Call me crazy, but what he is calling "fellowship" here sounds a lot like honest communication. Seriously. Replace "fellowship" with honest communication (he implied that it's kindasorta the same above), and tell me that doesn't make way more sense. Why not just say communication? Fellowship brings to mind bringing a casserole to the new neighbours or something. And the thought of the wife mirroring the condition of the husband's soul is a bit off. Shouldn't she mirror the condition of her own soul? Though it is true that a man who doesn't communicate (or fellowship, if you must) with his wife will never make her feel like she has his heart. She will usually be uneasy and unsure. So fellas, have a good honest chat with your wives every now and again, K?
You need her fellowship, but she needs yours just as much. A man who does not have the fellowship of his wife will experience a great lack, but a woman who does not have the fellowship of her husband may become emotionally unstable. Many women base their self-worth on the companionship and fellowship of their husbands. Your wife was created to give herself in fellowship just as you were created to recieve it. Let her become your source of fellowship.
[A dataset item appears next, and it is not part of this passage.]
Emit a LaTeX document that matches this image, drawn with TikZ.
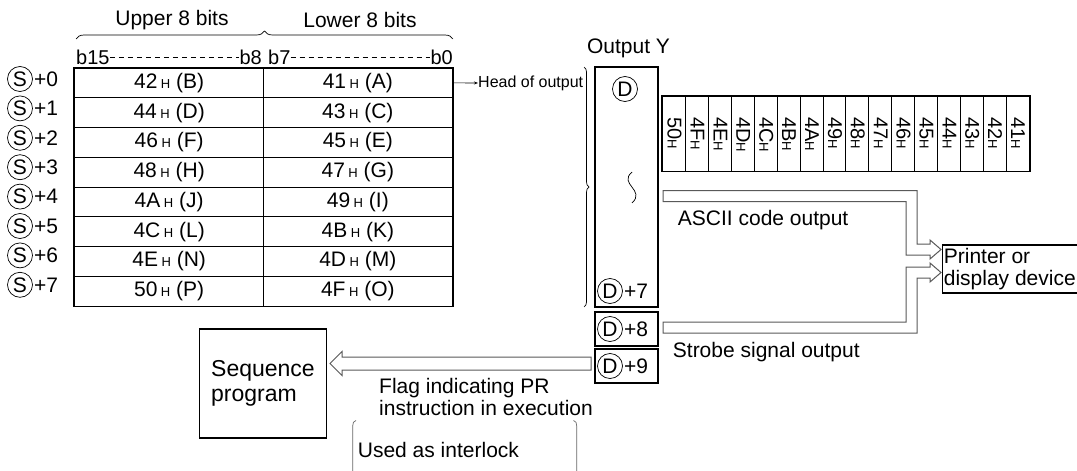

I'm really hoping every section will not end with "if you think it's bad for you, your wife will feel tons worse if you don't let her ______ for you!" I don't know how many women really do base their sense of self-worth on their husbands, but it sounds unhealthy. Though, I suppose, in a conservative Christian environment, women are to stay at home and produce and raise Godly children. Guess there's not much place for external validation. But still, there's a reason it's called SELF-esteem. Because, ideally, it should come from yourself. Not a man, not a boss, not God. But from you.